WHAT IS NEEDED: Give the data below again exactly as it stands. Omit the pictures.

GIVEN MATERIAL:

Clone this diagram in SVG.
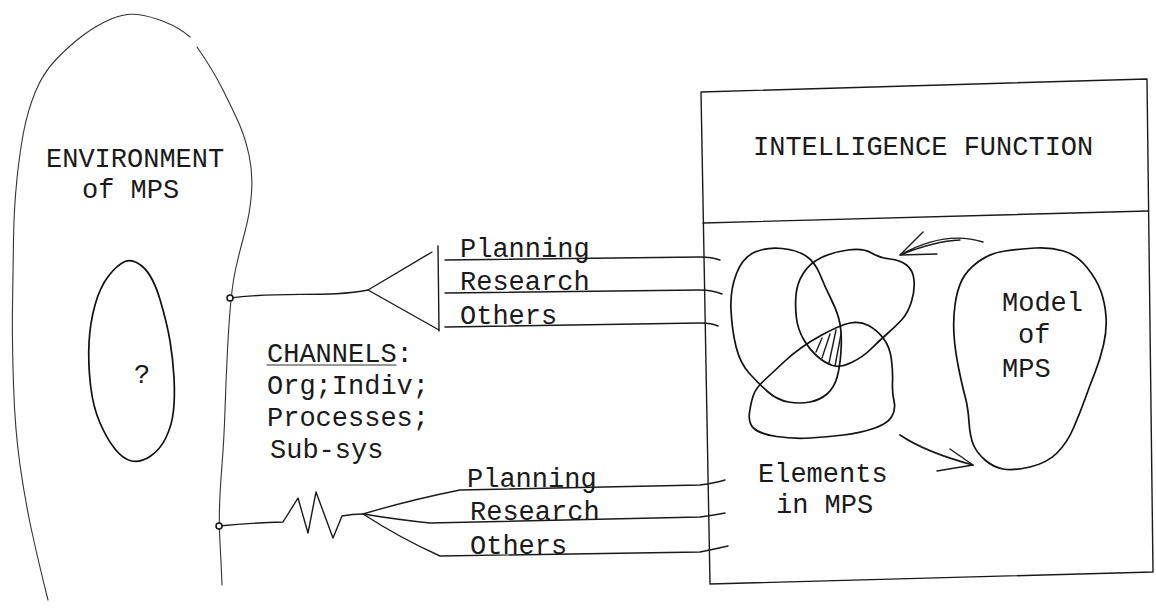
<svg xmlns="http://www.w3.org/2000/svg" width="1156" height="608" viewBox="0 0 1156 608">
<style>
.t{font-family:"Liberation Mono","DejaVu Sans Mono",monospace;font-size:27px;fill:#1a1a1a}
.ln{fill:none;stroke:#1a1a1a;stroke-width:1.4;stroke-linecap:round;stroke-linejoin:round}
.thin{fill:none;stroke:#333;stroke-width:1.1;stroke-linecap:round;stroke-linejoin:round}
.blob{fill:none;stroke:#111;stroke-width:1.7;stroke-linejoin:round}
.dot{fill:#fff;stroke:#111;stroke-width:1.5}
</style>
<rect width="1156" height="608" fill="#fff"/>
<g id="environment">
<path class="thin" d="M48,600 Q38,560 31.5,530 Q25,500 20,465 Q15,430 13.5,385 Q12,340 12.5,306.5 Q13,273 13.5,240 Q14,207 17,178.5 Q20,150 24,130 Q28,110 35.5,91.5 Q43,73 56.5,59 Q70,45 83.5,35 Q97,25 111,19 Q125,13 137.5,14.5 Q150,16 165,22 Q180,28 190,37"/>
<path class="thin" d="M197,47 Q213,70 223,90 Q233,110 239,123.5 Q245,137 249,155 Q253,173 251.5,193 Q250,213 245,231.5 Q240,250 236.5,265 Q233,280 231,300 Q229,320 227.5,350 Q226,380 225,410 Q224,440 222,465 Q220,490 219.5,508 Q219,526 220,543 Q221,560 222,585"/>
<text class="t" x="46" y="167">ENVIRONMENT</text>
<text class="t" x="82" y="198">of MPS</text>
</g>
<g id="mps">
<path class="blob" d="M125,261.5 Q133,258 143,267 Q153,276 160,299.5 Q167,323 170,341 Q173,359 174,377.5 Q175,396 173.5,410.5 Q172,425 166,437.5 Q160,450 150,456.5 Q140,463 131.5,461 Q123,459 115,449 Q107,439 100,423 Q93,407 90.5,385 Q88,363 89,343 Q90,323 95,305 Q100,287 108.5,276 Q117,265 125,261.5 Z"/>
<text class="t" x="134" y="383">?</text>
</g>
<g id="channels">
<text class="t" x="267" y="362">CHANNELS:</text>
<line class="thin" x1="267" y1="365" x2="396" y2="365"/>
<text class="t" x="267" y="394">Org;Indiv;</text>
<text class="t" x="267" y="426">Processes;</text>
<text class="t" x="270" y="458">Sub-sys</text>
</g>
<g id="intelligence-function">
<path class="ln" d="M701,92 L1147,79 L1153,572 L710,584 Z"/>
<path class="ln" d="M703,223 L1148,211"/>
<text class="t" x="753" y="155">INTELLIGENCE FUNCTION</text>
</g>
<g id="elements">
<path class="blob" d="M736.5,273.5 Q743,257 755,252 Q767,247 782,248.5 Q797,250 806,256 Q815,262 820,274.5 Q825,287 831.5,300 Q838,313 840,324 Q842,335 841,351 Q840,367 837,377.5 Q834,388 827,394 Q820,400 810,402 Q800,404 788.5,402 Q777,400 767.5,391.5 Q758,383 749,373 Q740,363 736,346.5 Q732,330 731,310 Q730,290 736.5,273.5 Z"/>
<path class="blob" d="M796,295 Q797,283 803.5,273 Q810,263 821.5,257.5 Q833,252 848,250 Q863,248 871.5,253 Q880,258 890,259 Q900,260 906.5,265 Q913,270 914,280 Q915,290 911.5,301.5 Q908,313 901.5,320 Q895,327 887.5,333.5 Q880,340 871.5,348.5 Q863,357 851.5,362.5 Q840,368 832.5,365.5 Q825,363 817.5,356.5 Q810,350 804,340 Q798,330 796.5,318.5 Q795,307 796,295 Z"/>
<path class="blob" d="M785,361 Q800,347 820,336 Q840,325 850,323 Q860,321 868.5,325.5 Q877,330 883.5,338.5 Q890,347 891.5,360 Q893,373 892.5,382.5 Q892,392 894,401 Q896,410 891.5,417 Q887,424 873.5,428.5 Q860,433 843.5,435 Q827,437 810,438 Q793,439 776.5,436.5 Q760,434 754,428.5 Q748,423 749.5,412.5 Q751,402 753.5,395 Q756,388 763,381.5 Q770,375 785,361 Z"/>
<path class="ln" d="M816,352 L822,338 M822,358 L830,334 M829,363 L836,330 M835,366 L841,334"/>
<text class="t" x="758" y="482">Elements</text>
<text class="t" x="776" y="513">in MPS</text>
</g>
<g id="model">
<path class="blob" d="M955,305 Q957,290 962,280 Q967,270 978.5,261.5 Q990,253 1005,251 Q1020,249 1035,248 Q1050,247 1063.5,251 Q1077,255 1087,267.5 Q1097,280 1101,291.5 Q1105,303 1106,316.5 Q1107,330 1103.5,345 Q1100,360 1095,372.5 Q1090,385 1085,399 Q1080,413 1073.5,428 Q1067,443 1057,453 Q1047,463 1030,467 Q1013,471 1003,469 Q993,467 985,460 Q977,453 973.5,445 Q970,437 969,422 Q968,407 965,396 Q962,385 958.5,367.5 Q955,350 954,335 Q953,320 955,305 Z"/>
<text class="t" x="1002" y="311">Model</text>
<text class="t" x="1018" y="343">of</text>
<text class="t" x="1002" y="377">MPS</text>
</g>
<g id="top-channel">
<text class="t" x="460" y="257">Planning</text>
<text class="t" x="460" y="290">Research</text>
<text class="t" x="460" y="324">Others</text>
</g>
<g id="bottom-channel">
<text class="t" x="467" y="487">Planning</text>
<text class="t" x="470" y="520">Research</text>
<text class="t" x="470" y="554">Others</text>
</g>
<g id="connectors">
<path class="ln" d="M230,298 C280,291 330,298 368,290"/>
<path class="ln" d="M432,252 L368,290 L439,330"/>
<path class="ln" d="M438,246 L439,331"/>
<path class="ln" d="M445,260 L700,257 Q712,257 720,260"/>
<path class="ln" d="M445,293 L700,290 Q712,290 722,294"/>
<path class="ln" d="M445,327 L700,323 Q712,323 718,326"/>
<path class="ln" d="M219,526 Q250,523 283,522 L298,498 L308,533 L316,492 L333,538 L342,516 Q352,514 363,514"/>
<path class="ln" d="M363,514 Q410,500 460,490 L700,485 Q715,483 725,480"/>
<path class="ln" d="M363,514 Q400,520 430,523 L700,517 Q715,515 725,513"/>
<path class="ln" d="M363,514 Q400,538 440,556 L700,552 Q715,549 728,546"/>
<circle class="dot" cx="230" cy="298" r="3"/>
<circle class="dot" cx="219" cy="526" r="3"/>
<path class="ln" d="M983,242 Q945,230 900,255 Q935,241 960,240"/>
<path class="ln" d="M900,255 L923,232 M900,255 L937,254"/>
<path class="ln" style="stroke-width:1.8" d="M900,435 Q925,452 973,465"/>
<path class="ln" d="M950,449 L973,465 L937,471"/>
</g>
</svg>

RESPONSE BELOW:
Clone this diagram in SVG.
<svg xmlns="http://www.w3.org/2000/svg" width="1156" height="608" viewBox="0 0 1156 608">
<style>
.t{font-family:"Liberation Mono","DejaVu Sans Mono",monospace;font-size:27px;fill:#1a1a1a}
.ln{fill:none;stroke:#1a1a1a;stroke-width:1.4;stroke-linecap:round;stroke-linejoin:round}
.thin{fill:none;stroke:#333;stroke-width:1.1;stroke-linecap:round;stroke-linejoin:round}
.blob{fill:none;stroke:#111;stroke-width:1.7;stroke-linejoin:round}
.dot{fill:#fff;stroke:#111;stroke-width:1.5}
</style>
<rect width="1156" height="608" fill="#fff"/>
<g id="environment">
<path class="thin" d="M48,600 Q38,560 31.5,530 Q25,500 20,465 Q15,430 13.5,385 Q12,340 12.5,306.5 Q13,273 13.5,240 Q14,207 17,178.5 Q20,150 24,130 Q28,110 35.5,91.5 Q43,73 56.5,59 Q70,45 83.5,35 Q97,25 111,19 Q125,13 137.5,14.5 Q150,16 165,22 Q180,28 190,37"/>
<path class="thin" d="M197,47 Q213,70 223,90 Q233,110 239,123.5 Q245,137 249,155 Q253,173 251.5,193 Q250,213 245,231.5 Q240,250 236.5,265 Q233,280 231,300 Q229,320 227.5,350 Q226,380 225,410 Q224,440 222,465 Q220,490 219.5,508 Q219,526 220,543 Q221,560 222,585"/>
<text class="t" x="46" y="167">ENVIRONMENT</text>
<text class="t" x="82" y="198">of MPS</text>
</g>
<g id="mps">
<path class="blob" d="M125,261.5 Q133,258 143,267 Q153,276 160,299.5 Q167,323 170,341 Q173,359 174,377.5 Q175,396 173.5,410.5 Q172,425 166,437.5 Q160,450 150,456.5 Q140,463 131.5,461 Q123,459 115,449 Q107,439 100,423 Q93,407 90.5,385 Q88,363 89,343 Q90,323 95,305 Q100,287 108.5,276 Q117,265 125,261.5 Z"/>
<text class="t" x="134" y="383">?</text>
</g>
<g id="channels">
<text class="t" x="267" y="362">CHANNELS:</text>
<line class="thin" x1="267" y1="365" x2="396" y2="365"/>
<text class="t" x="267" y="394">Org;Indiv;</text>
<text class="t" x="267" y="426">Processes;</text>
<text class="t" x="270" y="458">Sub-sys</text>
</g>
<g id="intelligence-function">
<path class="ln" d="M701,92 L1147,79 L1153,572 L710,584 Z"/>
<path class="ln" d="M703,223 L1148,211"/>
<text class="t" x="753" y="155">INTELLIGENCE FUNCTION</text>
</g>
<g id="elements">
<path class="blob" d="M736.5,273.5 Q743,257 755,252 Q767,247 782,248.5 Q797,250 806,256 Q815,262 820,274.5 Q825,287 831.5,300 Q838,313 840,324 Q842,335 841,351 Q840,367 837,377.5 Q834,388 827,394 Q820,400 810,402 Q800,404 788.5,402 Q777,400 767.5,391.5 Q758,383 749,373 Q740,363 736,346.5 Q732,330 731,310 Q730,290 736.5,273.5 Z"/>
<path class="blob" d="M796,295 Q797,283 803.5,273 Q810,263 821.5,257.5 Q833,252 848,250 Q863,248 871.5,253 Q880,258 890,259 Q900,260 906.5,265 Q913,270 914,280 Q915,290 911.5,301.5 Q908,313 901.5,320 Q895,327 887.5,333.5 Q880,340 871.5,348.5 Q863,357 851.5,362.5 Q840,368 832.5,365.5 Q825,363 817.5,356.5 Q810,350 804,340 Q798,330 796.5,318.5 Q795,307 796,295 Z"/>
<path class="blob" d="M785,361 Q800,347 820,336 Q840,325 850,323 Q860,321 868.5,325.5 Q877,330 883.5,338.5 Q890,347 891.5,360 Q893,373 892.5,382.5 Q892,392 894,401 Q896,410 891.5,417 Q887,424 873.5,428.5 Q860,433 843.5,435 Q827,437 810,438 Q793,439 776.5,436.5 Q760,434 754,428.5 Q748,423 749.5,412.5 Q751,402 753.5,395 Q756,388 763,381.5 Q770,375 785,361 Z"/>
<path class="ln" d="M816,352 L822,338 M822,358 L830,334 M829,363 L836,330 M835,366 L841,334"/>
<text class="t" x="758" y="482">Elements</text>
<text class="t" x="776" y="513">in MPS</text>
</g>
<g id="model">
<path class="blob" d="M955,305 Q957,290 962,280 Q967,270 978.5,261.5 Q990,253 1005,251 Q1020,249 1035,248 Q1050,247 1063.5,251 Q1077,255 1087,267.5 Q1097,280 1101,291.5 Q1105,303 1106,316.5 Q1107,330 1103.5,345 Q1100,360 1095,372.5 Q1090,385 1085,399 Q1080,413 1073.5,428 Q1067,443 1057,453 Q1047,463 1030,467 Q1013,471 1003,469 Q993,467 985,460 Q977,453 973.5,445 Q970,437 969,422 Q968,407 965,396 Q962,385 958.5,367.5 Q955,350 954,335 Q953,320 955,305 Z"/>
<text class="t" x="1002" y="311">Model</text>
<text class="t" x="1018" y="343">of</text>
<text class="t" x="1002" y="377">MPS</text>
</g>
<g id="top-channel">
<text class="t" x="460" y="257">Planning</text>
<text class="t" x="460" y="290">Research</text>
<text class="t" x="460" y="324">Others</text>
</g>
<g id="bottom-channel">
<text class="t" x="467" y="487">Planning</text>
<text class="t" x="470" y="520">Research</text>
<text class="t" x="470" y="554">Others</text>
</g>
<g id="connectors">
<path class="ln" d="M230,298 C280,291 330,298 368,290"/>
<path class="ln" d="M432,252 L368,290 L439,330"/>
<path class="ln" d="M438,246 L439,331"/>
<path class="ln" d="M445,260 L700,257 Q712,257 720,260"/>
<path class="ln" d="M445,293 L700,290 Q712,290 722,294"/>
<path class="ln" d="M445,327 L700,323 Q712,323 718,326"/>
<path class="ln" d="M219,526 Q250,523 283,522 L298,498 L308,533 L316,492 L333,538 L342,516 Q352,514 363,514"/>
<path class="ln" d="M363,514 Q410,500 460,490 L700,485 Q715,483 725,480"/>
<path class="ln" d="M363,514 Q400,520 430,523 L700,517 Q715,515 725,513"/>
<path class="ln" d="M363,514 Q400,538 440,556 L700,552 Q715,549 728,546"/>
<circle class="dot" cx="230" cy="298" r="3"/>
<circle class="dot" cx="219" cy="526" r="3"/>
<path class="ln" d="M983,242 Q945,230 900,255 Q935,241 960,240"/>
<path class="ln" d="M900,255 L923,232 M900,255 L937,254"/>
<path class="ln" style="stroke-width:1.8" d="M900,435 Q925,452 973,465"/>
<path class="ln" d="M950,449 L973,465 L937,471"/>
</g>
</svg>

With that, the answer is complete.